Держу в руках собственный роман, взятый с книжного прилавка (это совсем не то, что взять его же из пачки авторских экземпляров: напоминает нечаянную уличную встречу с собственным прошлым, например, с однокурсником — каким он стал за годы, пока мы не виделись?). Эта книга — вроде бы моя! — на самом деле очень странный предмет. Она продается. Товаром в ней является бумага, обложка, то, что сделала с тем и другим типография. Но — не содержание, не текст, который изображен на страницах, но временами кажется куда-то осыпавшимся. Получился пирог без начинки, материальная форма, самодостаточность которой изобретательно передана в романе Юрия Полякова «Козленок в молоке». Там некий литератор на спор, при помощи, как бы мы сказали сейчас, PR-технологий, сделал из полуграмотного работяги всемирно известного писателя. При этом «гений» Виктор Акашин не написал ни строчки, «шедевр» его представлял собой пару папок чистой бумаги. Впоследствии «шедевр» так и был издан: дорогая обложка, в ней — солидный блок абсолютно чистых страниц. И покупали — это. Покупали хорошо. А было ли слово?
Вообще попытки превратить серьезную литературу в товар предпринимались — и среди них бывали совершенно замечательные случаи. Критик Евгений Харитонов рассказывал, как на заре книжного рынка, когда среди издателей была большая мода на Бориса Вальехо, ему на ярмарке в «Олимпийском» попался уникальный артефакт. На обложке книги были изображены две «вальеховские» женщины, летящие на драконе, — и только когда критик вгляделся, он прочел: «Федор Достоевский. Идиот». Теперь жалеет, что не купил.

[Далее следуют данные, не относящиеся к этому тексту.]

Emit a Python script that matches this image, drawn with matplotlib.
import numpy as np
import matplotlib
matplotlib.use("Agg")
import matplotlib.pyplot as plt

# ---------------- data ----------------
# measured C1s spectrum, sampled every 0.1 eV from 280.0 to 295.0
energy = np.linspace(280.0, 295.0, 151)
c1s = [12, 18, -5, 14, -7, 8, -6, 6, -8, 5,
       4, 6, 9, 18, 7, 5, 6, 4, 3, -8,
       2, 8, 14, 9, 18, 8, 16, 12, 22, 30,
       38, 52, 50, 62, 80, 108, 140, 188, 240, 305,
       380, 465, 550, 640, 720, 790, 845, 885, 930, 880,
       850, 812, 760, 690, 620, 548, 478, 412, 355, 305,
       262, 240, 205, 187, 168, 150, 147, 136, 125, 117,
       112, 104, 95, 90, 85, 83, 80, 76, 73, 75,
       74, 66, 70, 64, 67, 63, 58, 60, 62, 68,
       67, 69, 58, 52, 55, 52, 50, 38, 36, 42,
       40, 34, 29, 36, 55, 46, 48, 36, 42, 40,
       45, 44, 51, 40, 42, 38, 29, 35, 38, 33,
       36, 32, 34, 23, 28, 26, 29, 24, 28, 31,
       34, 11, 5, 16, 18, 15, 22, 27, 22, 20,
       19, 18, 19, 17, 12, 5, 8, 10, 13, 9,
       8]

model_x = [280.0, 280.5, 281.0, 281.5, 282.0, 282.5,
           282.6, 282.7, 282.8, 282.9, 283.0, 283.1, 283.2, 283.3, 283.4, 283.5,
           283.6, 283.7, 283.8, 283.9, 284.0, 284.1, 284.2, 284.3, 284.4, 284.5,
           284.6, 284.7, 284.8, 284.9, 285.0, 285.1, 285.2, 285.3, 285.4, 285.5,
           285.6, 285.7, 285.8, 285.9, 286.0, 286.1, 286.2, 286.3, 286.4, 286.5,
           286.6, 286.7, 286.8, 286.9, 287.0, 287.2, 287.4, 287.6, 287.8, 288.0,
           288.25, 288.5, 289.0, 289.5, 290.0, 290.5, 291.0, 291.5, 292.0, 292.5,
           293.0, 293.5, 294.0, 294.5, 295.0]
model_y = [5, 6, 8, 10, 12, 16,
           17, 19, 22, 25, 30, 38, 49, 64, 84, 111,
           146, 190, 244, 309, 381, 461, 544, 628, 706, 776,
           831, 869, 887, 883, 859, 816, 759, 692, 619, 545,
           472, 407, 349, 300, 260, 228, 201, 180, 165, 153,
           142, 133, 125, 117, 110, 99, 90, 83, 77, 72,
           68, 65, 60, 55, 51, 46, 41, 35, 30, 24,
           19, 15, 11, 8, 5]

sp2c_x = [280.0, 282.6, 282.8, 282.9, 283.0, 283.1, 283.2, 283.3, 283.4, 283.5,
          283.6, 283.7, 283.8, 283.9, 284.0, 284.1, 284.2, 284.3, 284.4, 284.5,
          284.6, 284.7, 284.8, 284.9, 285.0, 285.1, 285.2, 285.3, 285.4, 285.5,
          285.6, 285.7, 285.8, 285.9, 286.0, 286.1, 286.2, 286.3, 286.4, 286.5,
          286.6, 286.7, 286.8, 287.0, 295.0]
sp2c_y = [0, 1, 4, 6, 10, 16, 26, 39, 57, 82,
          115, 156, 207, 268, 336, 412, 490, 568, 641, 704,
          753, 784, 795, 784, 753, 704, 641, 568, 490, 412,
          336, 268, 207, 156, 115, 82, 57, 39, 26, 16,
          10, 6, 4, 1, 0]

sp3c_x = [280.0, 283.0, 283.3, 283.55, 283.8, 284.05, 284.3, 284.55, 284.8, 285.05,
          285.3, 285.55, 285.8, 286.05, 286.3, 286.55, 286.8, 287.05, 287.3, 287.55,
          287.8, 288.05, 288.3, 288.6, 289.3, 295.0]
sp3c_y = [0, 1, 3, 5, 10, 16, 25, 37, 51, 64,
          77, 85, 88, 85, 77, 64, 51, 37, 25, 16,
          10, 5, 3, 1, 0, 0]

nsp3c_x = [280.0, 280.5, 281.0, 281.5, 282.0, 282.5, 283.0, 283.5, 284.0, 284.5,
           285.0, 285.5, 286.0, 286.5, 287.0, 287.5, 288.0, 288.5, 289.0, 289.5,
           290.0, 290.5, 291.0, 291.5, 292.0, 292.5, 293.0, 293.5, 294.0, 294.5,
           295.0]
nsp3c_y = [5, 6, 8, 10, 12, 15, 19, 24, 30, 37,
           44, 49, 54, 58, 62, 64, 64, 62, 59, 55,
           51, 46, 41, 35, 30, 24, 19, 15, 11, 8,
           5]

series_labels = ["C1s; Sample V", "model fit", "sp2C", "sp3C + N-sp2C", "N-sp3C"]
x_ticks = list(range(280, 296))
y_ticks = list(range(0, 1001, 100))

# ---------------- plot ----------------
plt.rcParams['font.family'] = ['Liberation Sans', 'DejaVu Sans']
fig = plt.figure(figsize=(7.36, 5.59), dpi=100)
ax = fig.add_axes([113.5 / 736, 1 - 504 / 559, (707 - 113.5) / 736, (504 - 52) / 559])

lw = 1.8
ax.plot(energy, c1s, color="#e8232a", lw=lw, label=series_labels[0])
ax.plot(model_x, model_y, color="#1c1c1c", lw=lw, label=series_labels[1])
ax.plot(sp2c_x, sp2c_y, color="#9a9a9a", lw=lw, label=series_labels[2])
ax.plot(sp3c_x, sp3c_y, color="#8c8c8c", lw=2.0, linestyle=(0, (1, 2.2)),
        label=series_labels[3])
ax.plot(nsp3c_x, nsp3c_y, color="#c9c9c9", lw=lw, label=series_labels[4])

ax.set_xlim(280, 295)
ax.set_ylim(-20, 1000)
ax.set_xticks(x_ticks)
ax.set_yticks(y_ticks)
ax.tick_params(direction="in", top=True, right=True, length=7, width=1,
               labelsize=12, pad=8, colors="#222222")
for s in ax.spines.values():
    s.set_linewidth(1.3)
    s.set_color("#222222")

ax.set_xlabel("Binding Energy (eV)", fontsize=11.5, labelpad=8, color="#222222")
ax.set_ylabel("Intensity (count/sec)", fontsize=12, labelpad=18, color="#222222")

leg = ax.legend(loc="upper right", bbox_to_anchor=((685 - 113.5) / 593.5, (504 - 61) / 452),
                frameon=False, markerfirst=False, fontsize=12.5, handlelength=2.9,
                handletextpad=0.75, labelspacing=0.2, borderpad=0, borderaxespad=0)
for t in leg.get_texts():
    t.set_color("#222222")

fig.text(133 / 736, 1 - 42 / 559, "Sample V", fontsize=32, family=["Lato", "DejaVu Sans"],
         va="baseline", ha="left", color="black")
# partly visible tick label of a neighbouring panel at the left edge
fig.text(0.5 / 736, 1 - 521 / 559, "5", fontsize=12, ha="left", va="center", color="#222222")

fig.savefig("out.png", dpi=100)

Я, в свою очередь, упустила случай добыть прекрасно изданный сборник одной пермской поэтессы, снабженный руководством: такое-то стихотворение, в силу заложенной в сочетании слов экстрасенсорики, помогает от давления, такое-то (насколько помню) является заговором от дурного глаза, такое-то повышает умственные способности… Будучи упущены, подобные монстры и кентавры ныряют в небытие. А жаль: за одно десятилетие своего существования российский книжный рынок насоздавал такого, что можно организовать Книжную Кунсткамеру — гораздо большую, чем любой оптовый книжный склад.
Писатель, таким образом, объективно является экономическим вредителем. Поскольку реальный платежеспособный спрос на его продукт в нынешних экономических условиях отсутствует, его усилия должен оплачивать не тот, кто читает литературу, а тот, кто полагает, что литературу надо читать. Издатель, спонсор, государственный чиновник, какой-нибудь фонд, митинговый ящик для пожертвований. Логично предположить, что искусство принадлежит спонсору. Однако очень часто у дающего деньги понятие о литературе столь же общо, сколь и понятие о народе: контактировать с конкретным текстом для него по жизни так же непродуктивно, как разговаривать с отдельными прохожими о проблемах власти и электората. Как правило, в его представлении целокупные «писатели» обращаются к целокупным «читателям». Первых количественно меньше, чем вторых, зато каждой персоне из первой группы математически соответствует много персон из второй. Чем выше (именно в количественном отношении) валентность писателя, тем он, соответственно, народнее, то есть нужнее народу. Тут налицо противоречие: на деньги спонсоров очень часто издаются книги тиражом 500 экз. Видимо, все зависит от способности автора внушить спонсору благую мысль о высочайшей валентности каждого экземпляра. По моим наблюдениям, удачнее всего это получается тогда, когда предъявленный к изданию текст говорит наиболее бытовым языком. В этом случае между автором и текстом возникает какое — то особенно убедительное для спонсора портретное сходство: если каждая из пятисот получаемых на выходе книжек тоже Собакевич, значит, множительный процесс, с точки зрения спонсора, пошел хорошо. Еще я заметила, что весьма охотно — видимо, из каких-то подсознательных количественных устремлений — выделяют деньги на издание книжек те персоны, которые в обозримом будущем надеются выиграть какие-нибудь выборы (но не во время избирательной кампании!). Все это тонкости процесса, которые надо знать. В результате выбивает деньги на свое издание не тот, кто лучше пишет, а тот, кто лучше выбивает. Лично мне известны специалисты, выпускающие в год по три-четыре наименования своей поэзии: книжные пачечки складываются печечкой в дальнем углу семейного жилья.